By Randy Walker
VERO BEACH, Fla. — It’s not every day that Sports Illustrated and the Washington Post focus their journalistic endeavors on the sleepy Florida coastal paradise of Vero Beach and its $10,000 USTA Futures level tennis tournament. While the event – the SorensenRealEstate.com Tennis Classic – is among the most successful Futures events in the USA – now in its 20th year – the focus of this media interest is entirely 16-year-old Francis Tiafoe, perhaps the brightest future hope for American men’s tennis.
Tiafoe became a lightning rod for attention in American tennis circles when he became the youngest player to win the boys’ 18 title Orange Bowl last December as a 15-year-old, joining a list of champions at the 67-year-old international event headlined by Roger Federer, Bjorn Borg, John McEnroe, Ivan Lendl and Jim Courier. Add in the fact that he has an incredible story of being the son of immigrants from war-torn Sierra Leone on the west coast of Africa and that he picked up the sport while his father worked as a maintenance person at the Junior Tennis Champions Center in College Park, Maryland. (Read more in this New York Times article: http://www.nytimes.com/2012/05/24/sports/tennis/francis-tiafoe-top-ranked-junior-grew-up-at-tennis-center-and-it-shows.html?_r=0) With a current world junior ranking of No. 2, Tiafoe is now stepping up onto the next rung of the ladder of competitive tennis on the “Futures” tour – the lowest level of professional tennis.

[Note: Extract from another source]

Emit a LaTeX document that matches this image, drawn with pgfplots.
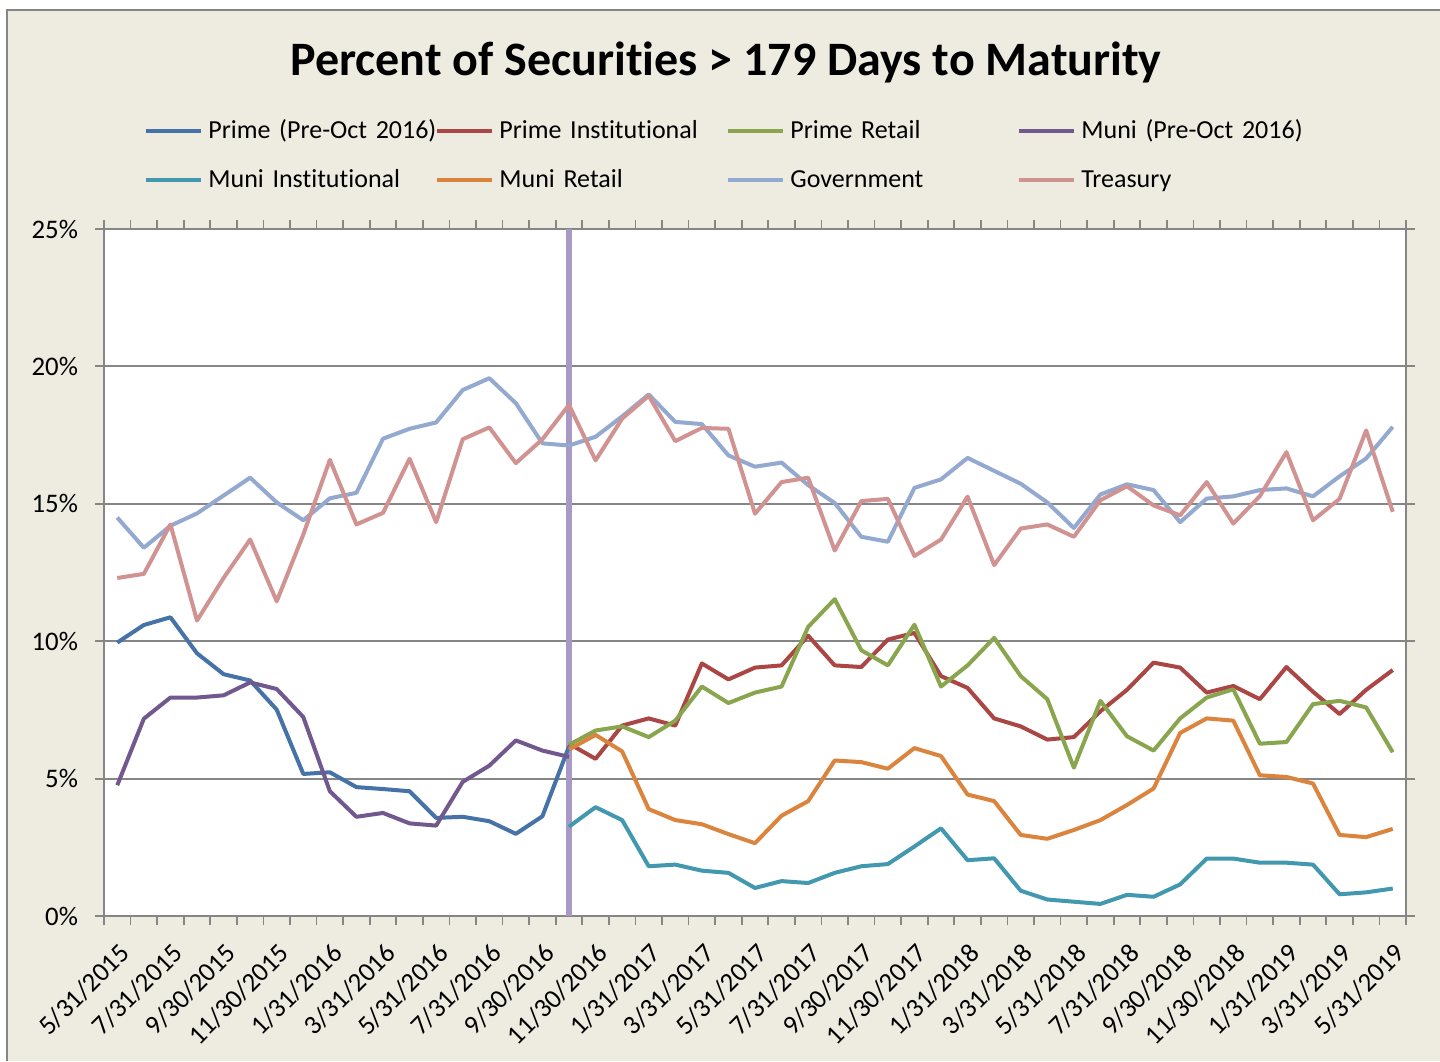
\documentclass[border=0pt]{standalone}
\usepackage{fontspec}
\setmainfont{Carlito}[Ligatures={NoCommon}]
\usepackage{pgfplots}
\pgfplotsset{compat=1.18}
\definecolor{bgc}{HTML}{EEECE1}
\definecolor{gridc}{HTML}{868686}
\definecolor{cP}{HTML}{4572A7}
\definecolor{cPI}{HTML}{AA4643}
\definecolor{cPR}{HTML}{89A54E}
\definecolor{cM}{HTML}{71588F}
\definecolor{cMI}{HTML}{4198AF}
\definecolor{cMR}{HTML}{DB843D}
\definecolor{cG}{HTML}{93A9CF}
\definecolor{cT}{HTML}{D19392}
\definecolor{cV}{RGB}{168,154,196}
\begin{document}
\begin{tikzpicture}[x=1pt,y=1pt]
\path[use as bounding box] (0,0) rectangle (720,530.5);
\fill[white] (0,0) rectangle (720,530.5);
\fill[bgc] (3.5,0) rectangle (720,525.5);
\draw[gridc, line width=1pt] (3.5,0) -- (3.5,525.5) -- (720,525.5);
\node[font=\bfseries\fontsize{24}{28}\selectfont, anchor=base, inner sep=0pt] at (363,492.5) {Percent of Securities > 179 Days to Maturity};
\begin{axis}[
  at={(52pt,72.5pt)}, anchor=south west,
  scale only axis, width=651pt, height=343.5pt,
  xmin=-0.5, xmax=48.5, ymin=0, ymax=25,
  axis background/.style={fill=white},
  axis line style={draw=gridc, line width=1pt},
  ymajorgrids, major grid style={draw=gridc, line width=0.9pt},
  ytick={0,5,...,25}, yticklabels={0\%,5\%,10\%,15\%,20\%,25\%},
  xtick={0,2,...,48},
  xticklabels={5/31/2015,7/31/2015,9/30/2015,11/30/2015,1/31/2016,3/31/2016,5/31/2016,7/31/2016,9/30/2016,11/30/2016,1/31/2017,3/31/2017,5/31/2017,7/31/2017,9/30/2017,11/30/2017,1/31/2018,3/31/2018,5/31/2018,7/31/2018,9/30/2018,11/30/2018,1/31/2019,3/31/2019,5/31/2019},
  minor xtick={-0.5,0.5,...,48.5},
  tick align=outside, major tick length=4.5pt, minor tick length=4.5pt,
  tick style={draw=gridc, line width=0.9pt},
  every major x tick/.append style={draw=none},
  ticklabel style={font=\fontsize{13.4}{15}\selectfont},
  yticklabel style={xshift=-5pt},
  xticklabel style={rotate=45, anchor=north east, inner sep=1pt, yshift=-5pt, xshift=-4.5pt},
  every axis plot/.append style={line width=2pt, line join=round, no markers},
  legend columns=4,
  legend image code/.code={\draw[#1] (0pt,0pt) -- (27.5pt,0pt);},
  legend style={draw=none, fill=none, at={(0.0307,1.1638)}, anchor=north west,
    inner sep=0pt, row sep=10pt, font=\fontsize{13}{15}\selectfont,
    nodes={inner sep=0pt, text width=113.5pt, align=left, text height=11pt, text depth=3.5pt},
    /tikz/every odd column/.append style={column sep=2.5pt},
    /tikz/every even column/.append style={column sep=0pt}},
]
\addplot[cV, line width=2.75pt, forget plot] coordinates {(17,0) (17,25)};
\addplot[cP] coordinates {(0,9.95)(1,10.59)(2,10.87)(3,9.56)(4,8.80)(5,8.57)(6,7.51)(7,5.17)(8,5.23)(9,4.69)(10,4.62)(11,4.54)(12,3.57)(13,3.61)(14,3.45)(15,2.99)(16,3.63)(17,6.17)};
\addlegendentry{\mbox{Prime (Pre-Oct 2016)}}
\addplot[cPI] coordinates {(17,6.27)(18,5.72)(19,6.93)(20,7.19)(21,6.93)(22,9.19)(23,8.61)(24,9.04)(25,9.12)(26,10.2)(27,9.12)(28,9.06)(29,10.06)(30,10.3)(31,8.73)(32,8.3)(33,7.19)(34,6.9)(35,6.42)(36,6.51)(37,7.45)(38,8.23)(39,9.22)(40,9.04)(41,8.13)(42,8.37)(43,7.89)(44,9.06)(45,8.16)(46,7.35)(47,8.23)(48,8.95)};
\addlegendentry{\mbox{Prime Institutional}}
\addplot[cPR] coordinates {(17,6.23)(18,6.75)(19,6.9)(20,6.51)(21,7.11)(22,8.35)(23,7.75)(24,8.13)(25,8.35)(26,10.52)(27,11.53)(28,9.67)(29,9.12)(30,10.6)(31,8.35)(32,9.12)(33,10.12)(34,8.73)(35,7.89)(36,5.4)(37,7.83)(38,6.54)(39,6.02)(40,7.19)(41,7.95)(42,8.25)(43,6.27)(44,6.33)(45,7.71)(46,7.83)(47,7.59)(48,5.96)};
\addlegendentry{Prime Retail}
\addplot[cM] coordinates {(0,4.76)(1,7.18)(2,7.95)(3,7.95)(4,8.03)(5,8.5)(6,8.26)(7,7.24)(8,4.54)(9,3.61)(10,3.75)(11,3.37)(12,3.29)(13,4.88)(14,5.47)(15,6.39)(16,6.02)(17,5.79)};
\addlegendentry{\mbox{Muni (Pre-Oct 2016)}}
\addplot[cMI] coordinates {(17,3.25)(18,3.96)(19,3.49)(20,1.81)(21,1.87)(22,1.65)(23,1.57)(24,1.02)(25,1.27)(26,1.2)(27,1.57)(28,1.81)(29,1.89)(30,2.53)(31,3.19)(32,2.03)(33,2.1)(34,0.92)(35,0.6)(36,0.52)(37,0.44)(38,0.77)(39,0.7)(40,1.15)(41,2.09)(42,2.09)(43,1.94)(44,1.94)(45,1.87)(46,0.79)(47,0.86)(48,1.0)};
\addlegendentry{\mbox{Muni Institutional}}
\addplot[cMR] coordinates {(17,6.06)(18,6.59)(19,5.99)(20,3.89)(21,3.49)(22,3.34)(23,2.98)(24,2.65)(25,3.65)(26,4.18)(27,5.66)(28,5.6)(29,5.36)(30,6.11)(31,5.82)(32,4.42)(33,4.18)(34,2.95)(35,2.81)(36,3.13)(37,3.49)(38,4.04)(39,4.64)(40,6.66)(41,7.19)(42,7.11)(43,5.12)(44,5.06)(45,4.82)(46,2.95)(47,2.87)(48,3.17)};
\addlegendentry{Muni Retail}
\addplot[cG] coordinates {(0,14.5)(1,13.4)(2,14.2)(3,14.65)(4,15.3)(5,15.95)(6,15.05)(7,14.4)(8,15.2)(9,15.4)(10,17.37)(11,17.73)(12,17.96)(13,19.14)(14,19.57)(15,18.66)(16,17.2)(17,17.12)(18,17.44)(19,18.18)(20,18.98)(21,17.98)(22,17.9)(23,16.76)(24,16.35)(25,16.5)(26,15.68)(27,15.03)(28,13.8)(29,13.62)(30,15.58)(31,15.89)(32,16.67)(33,16.2)(34,15.73)(35,15.05)(36,14.12)(37,15.34)(38,15.71)(39,15.5)(40,14.33)(41,15.19)(42,15.27)(43,15.5)(44,15.56)(45,15.27)(46,16.0)(47,16.65)(48,17.8)};
\addlegendentry{Government}
\addplot[cT] coordinates {(0,12.3)(1,12.45)(2,14.25)(3,10.75)(4,12.3)(5,13.7)(6,11.45)(7,13.88)(8,16.6)(9,14.25)(10,14.67)(11,16.64)(12,14.33)(13,17.35)(14,17.78)(15,16.48)(16,17.35)(17,18.6)(18,16.58)(19,18.1)(20,18.93)(21,17.28)(22,17.76)(23,17.73)(24,14.64)(25,15.79)(26,15.95)(27,13.3)(28,15.1)(29,15.18)(30,13.1)(31,13.7)(32,15.26)(33,12.77)(34,14.1)(35,14.25)(36,13.8)(37,15.13)(38,15.64)(39,14.94)(40,14.58)(41,15.79)(42,14.28)(43,15.28)(44,16.88)(45,14.4)(46,15.18)(47,17.67)(48,14.71)};
\addlegendentry{Treasury}
\end{axis}
\end{tikzpicture}
\end{document}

“It’s definitely tougher. You have to come in with a different mentality,” Tiafoe said of playing pro-level tennis after his 6-4, 6-2 second-round loss in Vero Beach to Gregory Ouellette, a 27-year-old former All-American at the University of Florida, ranked No. 592. “Here, they don’t really care if you are good junior. They don’t care who you are. They want to win the match. It’s completely different. In the juniors, I‘m pretty well respected and I can win matches off my name. Here, you have you work for every match and every point. It’s not easy. I really need to get used to this level.”
“It’s good for Francis to be here and play some matches against these guys maybe lose a few matches and stay humble and keep on learning and getting better,” said Misha Kouznetsov, Tiafoe’s coach from the Junior Tennis Champions Center in College Park, Maryland, a USTA Regional Training Center for High Performance. “Here you always have to hold serve and you have to always be aggressive. You cannot have mental breakdowns. You have to stay right on it. In juniors, you can get always with a lot of stuff.”
Next for Tiafoe is continued introductions into pro tennis on the USTA Pro Circuit and similar-level ITF Futures events in Spain before competing at the French Open juniors and junior Wimbledon. Main draw or qualifying wild cards into ATP events in Newport, R.I., Atlanta and Washington, DC could materialize in July. Tiafoe will also compete at the USTA National Boys’ 18 Championships in Kalamazoo, Michigan, where he will hope to earn the automatic wild card entry into the US Open that is awarded to the winner.
Ranked No. 1,296 in the ATP rankings this week, Tiafoe is a high school sophomore – home-schooled working with three different teachers, mainly over Skype, as well as with other tutors. In addition to practicing and improving his tennis skills and technique, Kouznetsov said he works on tennis specific track work and improving his fitness and endurance.
When asked in Vero Beach what his goals were for the rest of the year, Tiafoe was succinct and clear on what he wanted to achieve, a sign of a someone bound for future success.
“The goal is to win one of the Slams this year in the juniors,” Tiafoe said. “By January of next year, I want to be 400 or 300 in the world in the ATP rankings. I want to go into the pros next year with a pretty high ranking and see if I am going to go to school or not.”
Tiafoe said that his final tournament as a junior player will be the U.S. Open junior championships in September before he will focus entirely on playing for ATP ranking points to help determine whether he will turn professional or attend college.
“I want to turn pro,” Tiafoe said when asked if he was leaning more towards college or turning professional, “but you never know what will happen.”